Diante da situação pandêmica vivenciada e das peculiaridades
de cada caso, parece não haver dúvidas sobre o potencial abusivo do qual pode
se revestir uma regra genérica e que despreze a necessária exclusividade que
deve, neste momento, pautar a análise da causa de pedir nas ações de despejo.
Ignorar a excepcionalidade do momento pode se traduzir em
injustiças e prejuízos irreparáveis, impondo a todos os locadores, por exemplo,
a impossibilidade de, liminarmente, recuperarem a posse de seus imóveis até o
final de outubro de 2020.
O que se aponta neste texto, salvo melhor juízo, é um
caminho que prestigie a necessidade de apreciação do caso concreto para que
essa proteção ao devedor não se torne excessiva e injusta, beneficiando apenas
uma das partes em detrimento ou prejuízo da outra. Como arrazoado no veto
presidencial, há casos em que o locador depende exclusivamente da renda
locatícia para seu sustento próprio, o que lhe transferiria de forma exclusiva
todo o peso de um inadimplemento.
Ora, apenas para exemplificar, uma ação de despejo ajuizada
em 20.03.20, que já possua, em média, uma inadimplência de três meses, somada
ao período de suspensão previsto no projeto, com termo final em 30.10.20,
poderia resultar em quase 1 ano de “proteção” à inadimplência do devedor. Sem
contar que, após o fim do período previsto no projeto, ainda terá todo um
procedimento a ser percorrido perante o Judiciário para que o locador consiga
reaver a posse de seu imóvel.
Assim, mostra-se razoável uma cuidadosa avaliação do
Judiciário sobre o caso concreto para suspensão ou não da liminar prevista na
lei do Inquilinato, em sendo, eventualmente, derrubado o veto ao artigo 9º do
projeto de lei 1.179/20.
Nesse sentido, deve ser verificado se a inadimplência teve
mesmo origem na pandemia, bem como as condições do contrato, a capacidade
financeira das partes, a prova de queda de faturamento/rendimento pelo
locatário, dentre outros elementos.
Vale dizer, portanto, que a norma transitória em questão
poderia ter sido proposta concedendo a “possibilidade” de suspensão da liminar
nas ações de despejos neste período e não uma imposição genérica para toda e
qualquer relação locatícia.
Aliás, mesmo sem a existência de uma norma legal vigente,
podem ser encontradas inúmeras sentenças e julgados nos Tribunais Pátrios que,
diante da análise das particularidades do caso e da ponderação dos interesses,
estão suspendendo as liminares nas ações de despejo com a utilização de
preceitos constitucionais, como direito à saúde e integridade da parte e de
seus familiares, da supremacia do interesse público e da dignidade da pessoa
humana, além de preceitos civis como o da ocorrência de caso fortuito e força
maior, da aplicação da teoria da imprevisão, dentre outros.

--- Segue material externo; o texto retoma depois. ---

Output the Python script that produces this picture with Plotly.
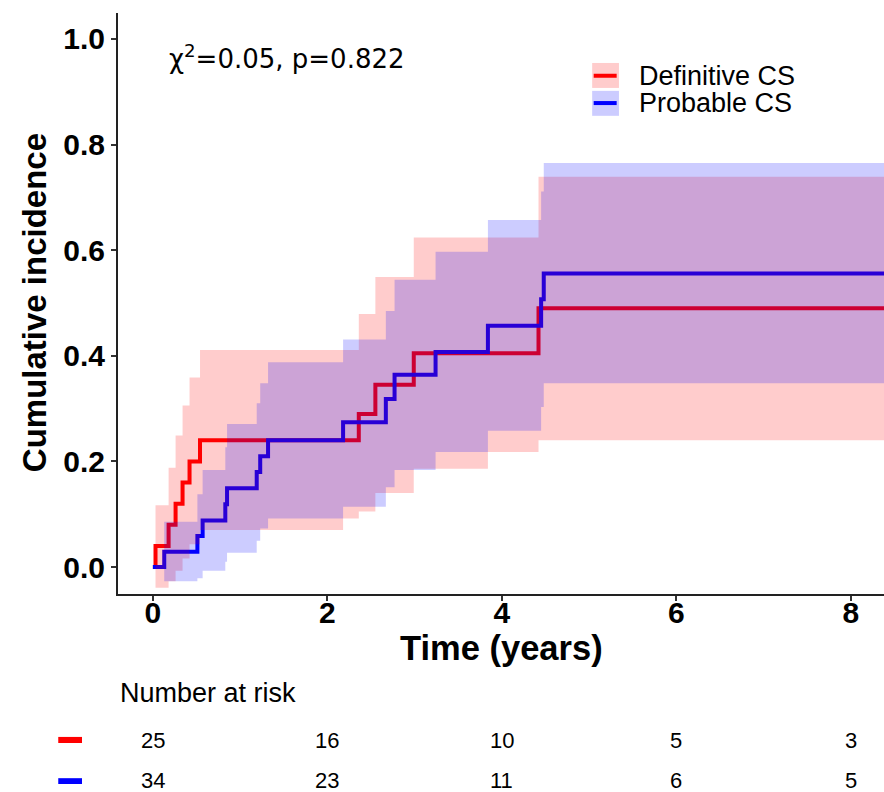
import numpy as np
import plotly.graph_objects as go

# ---------------- data ----------------
end_time = 8.6  # end of follow-up

red_time  = [0, 0.03, 0.18, 0.26, 0.34, 0.42, 0.54, 2.18, 2.36, 2.55, 2.99, 3.84, 4.42]
red_est   = [0, 0.04, 0.08, 0.12, 0.16, 0.20, 0.24, 0.24, 0.29, 0.345, 0.405, 0.405, 0.49]
red_upper = [0, 0.117, 0.188, 0.249, 0.306, 0.359, 0.411, 0.411, 0.479, 0.549, 0.624, 0.624, 0.739]
red_lower = [0, -0.039, -0.027, -0.007, 0.016, 0.043, 0.070, 0.092, 0.105, 0.140, 0.186, 0.218, 0.240]

blue_time  = [0, 0.13, 0.51, 0.57, 0.83, 0.85, 1.19, 1.23, 1.32, 2.18, 2.67, 2.77, 3.24, 3.84, 4.45, 4.48]
blue_est   = [0, 0.029, 0.059, 0.088, 0.119, 0.149, 0.180, 0.210, 0.240, 0.274, 0.318, 0.364, 0.407, 0.457, 0.507, 0.556]
blue_upper = [0, 0.086, 0.138, 0.184, 0.227, 0.271, 0.310, 0.348, 0.388, 0.431, 0.485, 0.544, 0.597, 0.657, 0.711, 0.765]
blue_lower = [0, -0.027, -0.021, -0.007, 0.010, 0.027, 0.050, 0.073, 0.092, 0.114, 0.151, 0.184, 0.218, 0.258, 0.303, 0.348]

group_names = ["Definitive CS", "Probable CS"]
risk_times = [0, 2, 4, 6, 8]
red_risk = [25, 16, 10, 5, 3]
blue_risk = [34, 23, 11, 6, 5]
x_ticks = [0, 2, 4, 6, 8]
y_ticks = [0.0, 0.2, 0.4, 0.6, 0.8, 1.0]
stat_text = "χ<sup>2</sup>=0.05, p=0.822"

RED = "#FF0000"
BLUE = "#0000FF"
RED_FILL = "rgba(255,0,0,0.2)"
BLUE_FILL = "rgba(0,0,255,0.2)"


def steps(t, v, end):
    t = list(t) + [end]
    xs, ys = [], []
    for i in range(len(v)):
        xs += [t[i], t[i + 1]]
        ys += [v[i], v[i]]
    return np.array(xs), np.array(ys)


def band(t, lo, hi, end):
    xu, yu = steps(t, hi, end)
    xl, yl = steps(t, lo, end)
    return np.concatenate([xu, xl[::-1]]), np.concatenate([yu, yl[::-1]])


fig = go.Figure()

# lines first (bands are drawn over them, as in the reference)
for t, est, col in [(red_time, red_est, RED), (blue_time, blue_est, BLUE)]:
    xs, ys = steps(t, est, end_time)
    fig.add_trace(go.Scatter(x=xs, y=ys, mode="lines",
                             line=dict(color=col, width=4),
                             showlegend=False, hoverinfo="skip"))

for t, lo, hi, fc in [(red_time, red_lower, red_upper, RED_FILL),
                      (blue_time, blue_lower, blue_upper, BLUE_FILL)]:
    bx, by = band(t, lo, hi, end_time)
    fig.add_trace(go.Scatter(x=bx, y=by, mode="lines", fill="toself",
                             fillcolor=fc, line=dict(width=0, color=fc),
                             showlegend=False, hoverinfo="skip"))

BOLD = dict(family="Liberation Sans, Arial, sans-serif", size=30, color="black", weight="bold")

fig.update_layout(
    width=884, height=792,
    margin=dict(l=118, r=0, t=13, b=198),
    paper_bgcolor="white", plot_bgcolor="white",
    xaxis=dict(range=[-0.40, 8.38], tickvals=x_ticks, ticktext=[str(v) for v in x_ticks],
               showline=True, linecolor="#222", linewidth=2, mirror=False,
               ticks="outside", ticklen=5, tickwidth=1.5, tickcolor="#333",
               ticklabelstandoff=-14,
               showgrid=False, zeroline=False, tickfont=BOLD),
    yaxis=dict(range=[-0.051, 1.049], tickvals=y_ticks, ticktext=[f"{v:.1f}" for v in y_ticks],
               showline=True, linecolor="#222", linewidth=2,
               ticks="outside", ticklen=5, tickwidth=1.5, tickcolor="#333",
               showgrid=False, zeroline=False, tickfont=BOLD),
)

ann = []
ann.append(dict(text="Cumulative incidence", xref="paper", yref="paper", x=-0.108, y=0.501,
                textangle=-90, showarrow=False, xanchor="center", yanchor="middle",
                font=dict(family="Liberation Sans, Arial", size=33, color="black", weight="bold")))
ann.append(dict(text="Time (years)", xref="paper", yref="paper", x=0.501, y=-0.093,
                showarrow=False, xanchor="center", yanchor="middle",
                font=dict(family="Liberation Sans, Arial", size=34.5, color="black", weight="bold")))
ann.append(dict(text=stat_text, xref="paper", yref="paper", x=0.064, y=0.924,
                showarrow=False, xanchor="left", yanchor="middle",
                font=dict(family="DejaVu Sans, sans-serif", size=26, color="black")))
for name, yy in zip(group_names, [0.892, 0.845]):
    ann.append(dict(text=name, xref="paper", yref="paper", x=0.678, y=yy,
                    showarrow=False, xanchor="left", yanchor="middle",
                    font=dict(family="Liberation Sans, Arial", size=27, color="black")))
ann.append(dict(text="Number at risk", xref="paper", yref="paper", x=0.0, y=-0.170,
                showarrow=False, xanchor="left", yanchor="middle",
                font=dict(family="Liberation Sans, Arial", size=27, color="black")))
for risk, yy in [(red_risk, -0.253), (blue_risk, -0.321)]:
    for tt, n in zip(risk_times, risk):
        ann.append(dict(text=str(n), xref="x", yref="paper", x=tt, y=yy,
                        showarrow=False, xanchor="center", yanchor="middle",
                        font=dict(family="Liberation Sans, Arial", size=22, color="black")))
fig.update_layout(annotations=ann)

shapes = []
# legend swatches
for (fc, lc, y0, y1, yl) in [(RED_FILL, RED, 0.871, 0.914, 0.892), (BLUE_FILL, BLUE, 0.823, 0.866, 0.845)]:
    shapes.append(dict(type="rect", xref="paper", yref="paper", x0=0.619, x1=0.654, y0=y0, y1=y1,
                       fillcolor=fc, line=dict(width=0)))
    shapes.append(dict(type="line", xref="paper", yref="paper", x0=0.621, x1=0.651, y0=yl, y1=yl,
                       line=dict(color=lc, width=4)))
# risk table colour keys
for col, y0, y1 in [(RED, -0.2565, -0.246), (BLUE, -0.327, -0.317)]:
    shapes.append(dict(type="rect", xref="paper", yref="paper", x0=-0.078, x1=-0.047, y0=y0, y1=y1,
                       fillcolor=col, line=dict(width=0)))
fig.update_layout(shapes=shapes)

fig.write_html("out.html")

Alguns julgados estão utilizando também o próprio projeto de
lei como alicerce para a suspensão das liminares, alinhado ao fundamento de que
o procedimento especial prescrito pela lei 8.245/91 não valida, por si, o risco
de perecimento do Direito e a urgência, o que não estaria autorizado no quadro
de exceção caracterizado pela calamidade pública enfrentada no país.
Enfim, o que se percebe é que o legislador, afoito em
proteger o Locatário, supostamente parte hipossuficiente na relação, acabou por
criar uma regra engessada, capaz de ferir preceitos constitucionais e
infraconstitucionais, gerando a possibilidade de causar danos ao locador,
iguais ou superiores ao locatário protegido. Por isso o ideal é análise caso a
caso para que nenhuma das partes seja injustamente prejudicada.